Between 250 and 300 employees at the St. Catharines factory will be out of work starting Monday, said Greg Brady, president of Unifor Local 199, which represents workers at the plant. That union local operates under a separate contract with GM and isn't on strike.

The strike at CAMI also is having ripple effects south of the border. There will be a "small number" of layoffs at factories in Flint, Mich., and Spring Hill, Tenn., which make small gas engines for the Equinox, a GM spokesman said.

Mr. Brady said formal talks with GM hadn't resumed as of Thursday evening. A GM spokeswoman in Canada said the company is encouraging the union to return to the bargaining table.

Union leaders are worried GM could shift more work to Mexico and are pressing GM to designate the CAMI plant as the auto maker's primary producer of the Equinox. The company laid off about 600 CAMI workers earlier this year when a different SUV model built there was moved to Mexico.

"People are nervous," Unifor President Jerry Dias said in an interview. "The bottom line is we need to stop the bleeding."

The Equinox is GM's No. 2 vehicle by U.S. sales, a key entrant for the company in a fast-growing market segment. Shoppers increasingly are ditching sedans in favor of such crossover SUVs amid lower gas prices and a proliferation of new models.

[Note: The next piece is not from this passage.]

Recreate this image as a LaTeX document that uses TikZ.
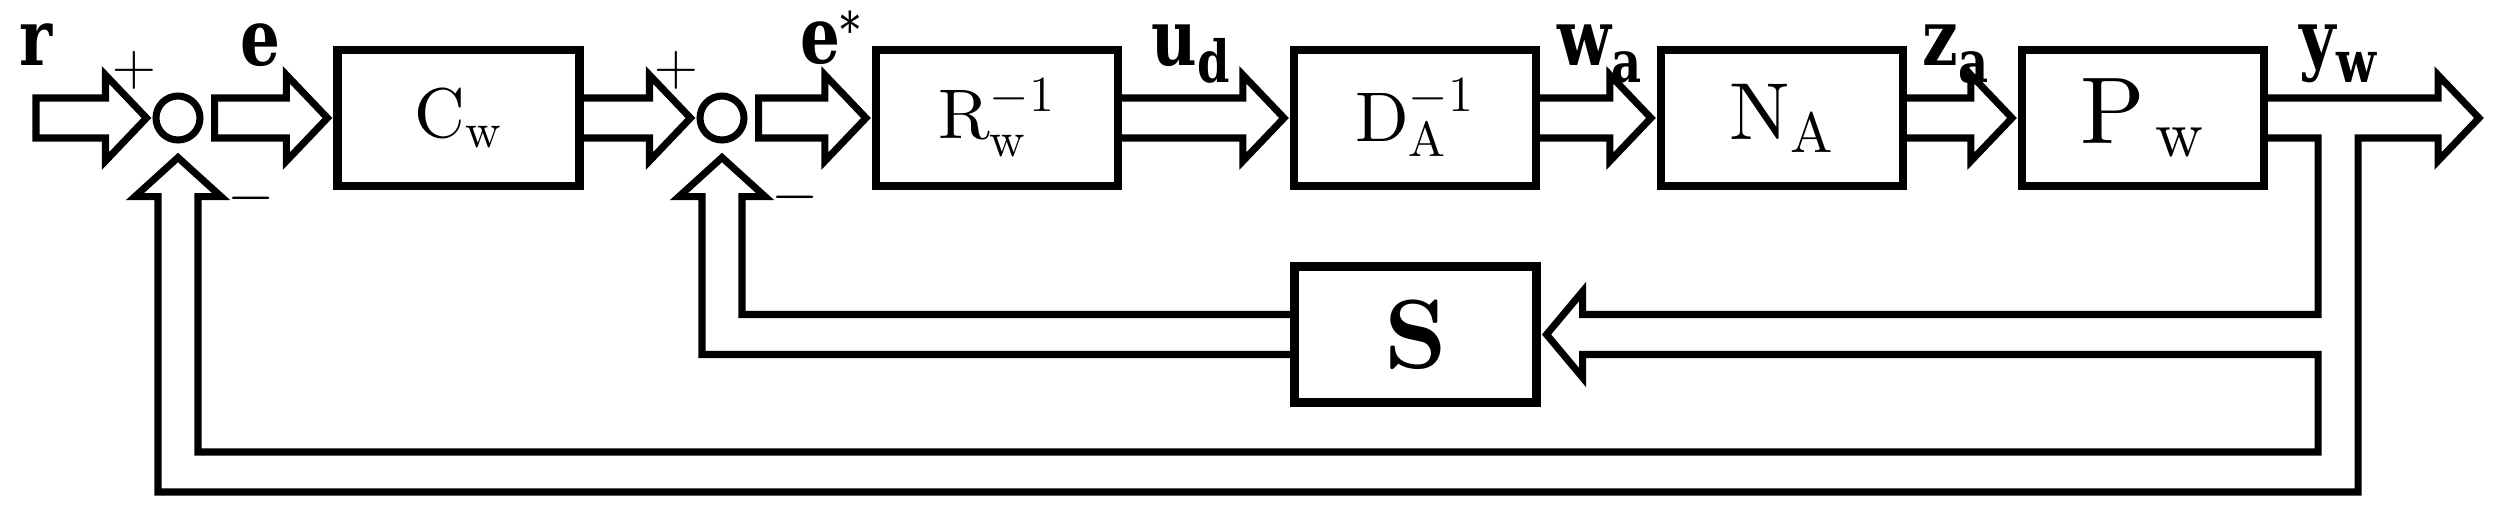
\documentclass[tikz,border=0pt]{standalone}
\usepackage{fontspec}
\setmainfont{lmroman10-regular}[Extension=.otf, BoldFont=lmroman10-bold]
\usetikzlibrary{calc}
\newfontfamily\sigfont[FakeStretch=0.8]{DejaVu Serif}

\tikzset{
  blk/.style={draw, line width=2.3pt, minimum width=2.42cm, minimum height=1.36cm,
    inner sep=0pt, font=\fontsize{20}{24}\selectfont},
  sumpt/.style={draw, circle, line width=2pt, minimum size=0.44cm, inner sep=0pt},
  pipe/.style={line width=2pt, line join=miter},
  lbl/.style={anchor=base west, inner sep=0pt, font=\fontsize{22.3}{24}\selectfont\sigfont\bfseries},
  pm/.style={inner sep=0pt, font=\fontsize{16}{18}\selectfont}
}
\newcommand{\sig}[2]{#1\raisebox{-1.7mm}{\fontsize{16.5}{17}\selectfont #2}}
% hollow arrow along a row, from #2 to #3
\newcommand{\fatarrow}[3][]{%
  \draw[pipe] let \p1=(#2), \p2=(#3) in
    (\x1,\y1+2mm) -- (\x2-4.7mm,\y1+2mm) -- (\x2-4.7mm,\y1+4.3mm)
    -- (\x2-0.6mm,\y1) -- (\x2-4.7mm,\y1-4.3mm) -- (\x2-4.7mm,\y1-2mm)
    -- (\x1,\y1-2mm) #1;}

\begin{document}
\begin{tikzpicture}
\useasboundingbox (0,0) rectangle (24.99,5.13);

\draw (1.78,3.95) node[sumpt] (sum1) {};
\draw (4.585,3.95) node[blk] (Cw) {$\mathrm{C}_{\mathrm{w}}$};
\draw (7.22,3.95) node[sumpt] (sum2) {};
\draw (9.97,3.95) node[blk] (Rw) {$\mathrm{R}_{\mathrm{w}}^{-1}$};
\draw (14.15,3.95) node[blk] (DA) {$\mathrm{D}_{\mathrm{A}}^{-1}$};
\draw (17.82,3.95) node[blk, font=\fontsize{23}{26}\selectfont] (NA) {$\mathrm{N}_{\mathrm{A}}$};
\draw (21.43,3.95) node[blk, font=\fontsize{27}{30}\selectfont] (Pw) {$\mathrm{P}_{\,\mathrm{w}}$};
\draw (14.155,1.785) node[blk, font=\fontsize{28}{30}\selectfont] (S) {$\mathbf{S}$};
\coordinate (rin) at (0.36,3.95);
\coordinate (yout) at (24.85,3.95);

% forward path
\fatarrow[-- cycle]{rin}{sum1.west}
\fatarrow[-- cycle]{$(sum1.east)+(1.1mm,0)$}{Cw.west}
\fatarrow{Cw.east}{sum2.west}
\fatarrow[-- cycle]{$(sum2.east)+(1.1mm,0)$}{Rw.west}
\fatarrow{Rw.east}{DA.west}
\fatarrow{DA.east}{NA.west}
\fatarrow{NA.east}{Pw.west}

% output, feedback to S and to the first sum
\draw[pipe] let \p1=(Pw.east), \p2=(yout), \p3=(S.east), \p4=(sum1.south) in
  (\x1,\y1+2mm) -- (\x2-4.7mm,\y1+2mm) -- (\x2-4.7mm,\y1+4.3mm) -- (\x2-0.6mm,\y1)
  -- (\x2-4.7mm,\y1-4.3mm) -- (\x2-4.7mm,\y1-2mm) -- (23.58cm,\y1-2mm)
  -- (23.58cm,0.21cm) -- (\x4-2mm,0.21cm) -- (\x4-2mm,\y4-5.3mm)
  -- (\x4-4.3mm,\y4-5.3mm) -- (\x4,\y4-1.4mm) -- (\x4+4.3mm,\y4-5.3mm)
  -- (\x4+2mm,\y4-5.3mm) -- (\x4+2mm,0.61cm) -- (23.18cm,0.61cm)
  -- (23.18cm,\y3-2mm) -- (\x3+4.2mm,\y3-2mm) -- (\x3+4.2mm,\y3-4.3mm)
  -- (\x3+0.6mm,\y3) -- (\x3+4.2mm,\y3+4.3mm) -- (\x3+4.2mm,\y3+2mm)
  -- (23.18cm,\y3+2mm) -- (23.18cm,\y1-2mm) -- (\x1,\y1-2mm);
% S back to the second sum
\draw[pipe] let \p1=(S.west), \p2=(sum2.south) in
  (\x1,\y1+2mm) -- (\x2+2mm,\y1+2mm) -- (\x2+2mm,\y2-5.3mm) -- (\x2+4.3mm,\y2-5.3mm)
  -- (\x2,\y2-1.4mm) -- (\x2-4.3mm,\y2-5.3mm) -- (\x2-2mm,\y2-5.3mm)
  -- (\x2-2mm,\y1-2mm) -- (\x1,\y1-2mm);

% signal names
\draw (0.19,4.48) node[lbl] (rlab) {r};
\draw (2.40,4.48) node[lbl] (elab) {e};
\draw (8.00,4.50) node[lbl] (eslab) {e\raisebox{1.6mm}{\mdseries\fontsize{14}{14}\selectfont *}};
\draw (11.51,4.48) node[lbl] (udlab) {\sig{u}{d}};
\draw (15.57,4.48) node[lbl] (walab) {\sig{w}{a}};
\draw (19.22,4.48) node[lbl] (zalab) {\sig{z}{a}};
\draw (22.99,4.48) node[lbl] (ywlab) {\sig{y}{w}};

% signs
\draw (1.34,4.43) node[pm] (plus1) {$+$};
\draw (6.76,4.43) node[pm] (plus2) {$+$};
\draw (2.515,3.15) node[pm] (minus1) {$-$};
\draw (7.955,3.16) node[pm] (minus2) {$-$};
\end{tikzpicture}
\end{document}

U.S. sales of the Equinox rose 17% to about 185,000 vehicles this year through August. GM also sold about 17,000 of the SUVs in Canada.

The CAMI plant for years had produced the vast majority of Equinox SUVs. But this year GM introduced a revamped version and expanded production to plants in San Luis Potosi and Ramos Arizpe in Mexico. That gives GM more leverage in its negotiations with the Canadian union, analysts say.

J.D. Power estimates that GM eventually could make up nearly all of the lost production from the CAMI plant -- about 750 SUVs a day -- by boosting production at the two Mexican plants.